Le Dr Hilaire Ndajibiye, responsable du projet santé de Medair, explique :

« Buhumba est une zone de retour prioritaire. La population est vulnérable, exposée à de nombreux risques sanitaires, et sans moyens pour se soigner. Notre intervention vise à répondre à ces besoins vitaux, en cohérence avec les priorités nationales et celles du cluster santé. Le soutien de Medair comprend : la gratuité des soins de santé primaires, la prise en charge de la malnutrition, la réponse aux épidémies et comme le centre de santé avait été vandalisé, il a fallu le réhabiliter entièrement : bâtiments du centre santé, latrines, douches, zone de gestion de déchets, installation solaire et surtout, l’approvisionnement en eau potable grâce au water trucking. L’accès à l’eau potable reste un besoin crucial dans cette communauté. »

© MEDAIR / Daniel Wakandu : Dr Hilaire et son équipe en visite de supervision au centre de santé de Buhumba
© MEDAIR / Daniel Wakandu : Isha et son fils Hope à la pharmacie pour recevoir les médicaments.

Pour Isha, ce soutien a été un véritable soulagement :

« Quand j’ai appris que Medair allait nous aider à accéder gratuitement aux soins de santé, j’ai ressenti une immense joie. C’était comme si un poids quittait mes épaules. Je les connaissais déjà, ils étaient là pour nous à Bushagara, dans le camp des personnes déplacées. Ils nous ont soignés, sensibilisés, notamment lorsque des épidémies comme le choléra ou Mpox sévissaient dans le camp. Mon plus jeune enfant, Hope, n’a qu’un an et demi. Il est né dans le camp au site des soins tenue par Medair. Nous avons déjà traversé beaucoup d’épreuves ensemble. Il a été malade à plusieurs reprises, à cause du froid, des moustiques et de l’eau insalubre que nous buvions. Chaque nuit, je veillais sur lui, craignant qu’il ne s’éteigne dans mes bras.

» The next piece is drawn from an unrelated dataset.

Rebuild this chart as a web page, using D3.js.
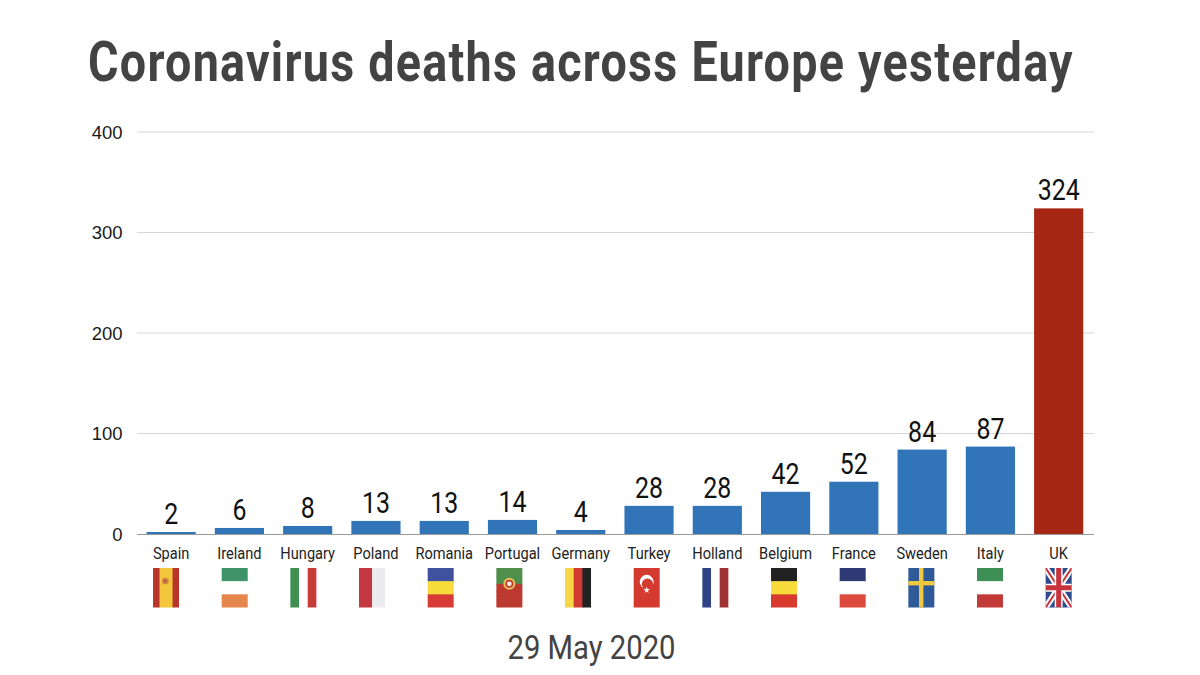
<!DOCTYPE html>
<html>
<head>
<meta charset="utf-8">
<script src="https://d3js.org/d3.v7.min.js"></script>
<style>
  html, body { margin: 0; background: #fff; }
  svg { display: block; }
</style>
</head>
<body>
<svg id="chart" width="1200" height="675"></svg>
<script>
const countries = ['Spain', 'Ireland', 'Hungary', 'Poland', 'Romania', 'Portugal', 'Germany', 'Turkey', 'Holland', 'Belgium', 'France', 'Sweden', 'Italy', 'UK']
const deaths = [2, 6, 8, 13, 13, 14, 4, 28, 28, 42, 52, 84, 87, 324]
const yTicks = [0, 100, 200, 300, 400]
const highlighted = ['UK']

// stripe colours of each flag, in drawing order
const flagColors = {
  Spain: ['#b8352c', '#f3c63c', '#f3c63c', '#b8352c'],
  Ireland: ['#3e9468', '#ffffff', '#e5874d'],
  Hungary: ['#3f8f50', '#ffffff', '#c73c38'],
  Poland: ['#c43640', '#ececee'],
  Romania: ['#3f519f', '#f8dc3c', '#d63c35'],
  Portugal: ['#4f8f4b', '#4f8f4b', '#bd3a30', '#bd3a30', '#bd3a30'],
  Germany: ['#f6d746', '#d33a30', '#222222'],
  Turkey: ['#d43a30'],
  Holland: ['#2f4385', '#ffffff', '#a03236'],
  Belgium: ['#222222', '#f8dc3c', '#d93a2e'],
  France: ['#2d3a73', '#ffffff', '#db4a3c'],
  Sweden: ['#2f5a98'],
  Italy: ['#3e8f55', '#ffffff', '#c23a38'],
  UK: ['#2c4a8c']
}
const verticalFlags = ['Spain', 'Hungary', 'Poland', 'Germany', 'Holland']

const conf = {
  axisLeft: 137,
  axisRight: 1094,
  top: 132,
  bottom: 534,
  flagTop: 568,
  flagWidth: 26,
  flagHeight: 39.5,
  condensed: 0.86
}

const svg = d3.select('#chart')

const x = d3.scaleBand().domain(countries).range([137, 1092.8]).paddingInner(0.28).paddingOuter(0.14)
const y = d3.scaleLinear().domain([0, 400]).range([conf.bottom, conf.top])
// the flags sit a few pixels off the bars on the left side
const flagX = d3.scaleBand().domain(countries).range([131.7, 1093])

/**
 * Roboto Condensed is not installed, so squeeze Roboto sideways instead.
 */
function condensedText (parent, str, px, py, size, weight, fill, anchor) {
  return parent.append('text')
    .attr('transform', `translate(${px},${py}) scale(${conf.condensed},1)`)
    .attr('text-anchor', anchor || 'middle')
    .attr('font-family', 'Roboto')
    .attr('font-size', size)
    .attr('font-weight', weight || 400)
    .attr('fill', fill)
    .text(str)
}

// title, squeezed to the width it has in the reference
const title = svg.append('text')
  .attr('font-family', 'Roboto')
  .attr('font-weight', 700)
  .attr('font-size', 56)
  .attr('letter-spacing', 1.5)
  .attr('fill', '#434343')
  .text('Coronavirus deaths across Europe yesterday')
title.attr('transform', `translate(88,81) scale(${986 / title.node().getComputedTextLength()},1)`)

// grid
svg.append('g').selectAll('line')
  .data(yTicks.filter(d => d > 0))
  .join('line')
  .attr('x1', conf.axisLeft)
  .attr('x2', conf.axisRight)
  .attr('y1', d => y(d))
  .attr('y2', d => y(d))
  .attr('stroke', '#d6d6d6')
  .attr('stroke-width', 1)

svg.append('g').selectAll('text')
  .data(yTicks)
  .join('text')
  .attr('x', 122.5)
  .attr('y', d => y(d) + 6.5)
  .attr('text-anchor', 'end')
  .attr('font-family', 'Liberation Sans')
  .attr('font-size', 18.5)
  .attr('fill', '#1a1a1a')
  .text(d => d)

// bars
svg.append('g').selectAll('rect')
  .data(countries)
  .join('rect')
  .attr('x', d => x(d))
  .attr('width', x.bandwidth())
  .attr('y', (d, i) => y(deaths[i]))
  .attr('height', (d, i) => y(0) - y(deaths[i]))
  .attr('fill', d => highlighted.includes(d) ? '#a52714' : '#3174b8')

svg.append('line')
  .attr('x1', conf.axisLeft)
  .attr('x2', conf.axisRight)
  .attr('y1', y(0) + 0.5)
  .attr('y2', y(0) + 0.5)
  .attr('stroke', '#9a9a9a')
  .attr('stroke-width', 1.2)

// value and country labels
countries.forEach((c, i) => {
  const cx = x(c) + x.bandwidth() / 2
  condensedText(svg, deaths[i], cx, y(deaths[i]) - 8, 29, 400, '#111')
  condensedText(svg, c, cx, 559, 17, 400, '#222')
})

/**
 * Extra marks on the flags that are not plain stripes
 */
function drawFlagDetail (g, c, w, h) {
  if (c === 'Spain') {
    g.append('circle').attr('cx', w * 0.47).attr('cy', h * 0.33).attr('r', 3.5).attr('fill', '#d08a45')
    g.append('circle').attr('cx', w * 0.47).attr('cy', h * 0.33).attr('r', 1.5).attr('fill', '#b8503a')
  } else if (c === 'Portugal') {
    g.append('circle').attr('cx', w / 2).attr('cy', h * 0.4).attr('r', 6).attr('fill', '#e3c35a')
    g.append('circle').attr('cx', w / 2).attr('cy', h * 0.4).attr('r', 4).attr('fill', '#c0392f')
    g.append('circle').attr('cx', w / 2).attr('cy', h * 0.4).attr('r', 2.4).attr('fill', '#f1ece6')
  } else if (c === 'Turkey') {
    g.append('circle').attr('cx', w * 0.5).attr('cy', h * 0.35).attr('r', 7).attr('fill', '#fff')
    g.append('circle').attr('cx', w * 0.53).attr('cy', h * 0.41).attr('r', 5.6).attr('fill', '#d43a30')
    g.append('path')
      .attr('transform', `translate(${w * 0.5},${h * 0.56})`)
      .attr('d', d3.symbol(d3.symbolStar, 14))
      .attr('fill', '#fff')
  } else if (c === 'Sweden') {
    g.append('rect').attr('x', w * 0.41).attr('width', w * 0.17).attr('height', h).attr('fill', '#f2c93e')
    g.append('rect').attr('y', h * 0.33).attr('width', w).attr('height', h * 0.11).attr('fill', '#f2c93e')
  } else if (c === 'UK') {
    const cross = (x1, y1, x2, y2, color, sw) => g.append('line')
      .attr('x1', x1).attr('y1', y1).attr('x2', x2).attr('y2', y2)
      .attr('stroke', color).attr('stroke-width', sw)
      .attr('clip-path', 'url(#uk-clip)')
    cross(0, 0, w, h, '#fff', 6)
    cross(w, 0, 0, h, '#fff', 6)
    cross(0, 0, w, h, '#c8343c', 2)
    cross(w, 0, 0, h, '#c8343c', 2)
    cross(w / 2, 0, w / 2, h, '#fff', 8)
    cross(0, h / 2, w, h / 2, '#fff', 8)
    cross(w / 2, 0, w / 2, h, '#c8343c', 5)
    cross(0, h / 2, w, h / 2, '#c8343c', 5)
  }
}

// flags
const flagW = conf.flagWidth
const flagH = conf.flagHeight

svg.append('defs').append('clipPath')
  .attr('id', 'uk-clip')
  .attr('clipPathUnits', 'userSpaceOnUse')
  .append('rect')
  .attr('width', flagW)
  .attr('height', flagH)

const flags = svg.append('g').selectAll('g')
  .data(countries)
  .join('g')
  .attr('transform', d => `translate(${flagX(d) + flagX.bandwidth() / 2 - flagW / 2},${conf.flagTop})`)

flags.each(function (c) {
  const g = d3.select(this)
  const colors = flagColors[c]
  const vertical = verticalFlags.includes(c)
  const stripe = d3.scaleBand().domain(d3.range(colors.length)).range([0, vertical ? flagW : flagH])
  // stripes overlap a little unless it is the last one, so no seams show
  const extra = i => i < colors.length - 1 ? 0.6 : 0
  g.selectAll('rect')
    .data(colors)
    .join('rect')
    .attr('x', (d, i) => vertical ? stripe(i) : 0)
    .attr('y', (d, i) => vertical ? 0 : stripe(i))
    .attr('width', (d, i) => vertical ? stripe.bandwidth() + extra(i) : flagW)
    .attr('height', (d, i) => vertical ? flagH : stripe.bandwidth() + extra(i))
    .attr('fill', d => d)
  drawFlagDetail(g, c, flagW, flagH)
})

// footer date
condensedText(svg, '29 May 2020', 591.5, 659, 34, 400, '#434343')
</script>
</body>
</html>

Ce matin, je suis venue au centre de santé avec Hope, qui avait de fortes fièvres. Il a été examiné, soigné, et son état s’améliore. Je vois dans ses yeux un peu plus de lumière chaque jour.

© MEDAIR / Daniel Wakandu : Isha et son fils Hope à la salle de consultation.

Ce que Medair fait ici, ce n’est pas seulement offrir des soins. C’est redonner une chance à des enfants comme Hope de grandir, de vivre, de rêver. Dans cette période où nous reconstruisons nos vies, chaque geste compte. Chaque médicament, chaque mot de réconfort, chaque sourire qui se dessine sur nos visages est une promesse d’avenir. Je suis profondément reconnaissante. »

Aujourd’hui, la chefferie de Buhumba compte plus de 19 000 habitants, tous revenus des camps, tous en quête d’un nouveau départ. Grâce au financement du Fonds Humanitaire en R.D. Congo, Medair continue d’apporter une réponse vitale à ceux qui, comme Isha, ont tout perdu… mais gardent l’espoir d’un avenir meilleur.

Ce contenu a été produit à partir de ressources recueillies par le personnel de Medair sur le terrain et au siège. Les opinions exprimées ici n'engagent que Medair et ne doivent en aucun cas être considérées comme reflétant l'opinion officielle d'une autre organisation.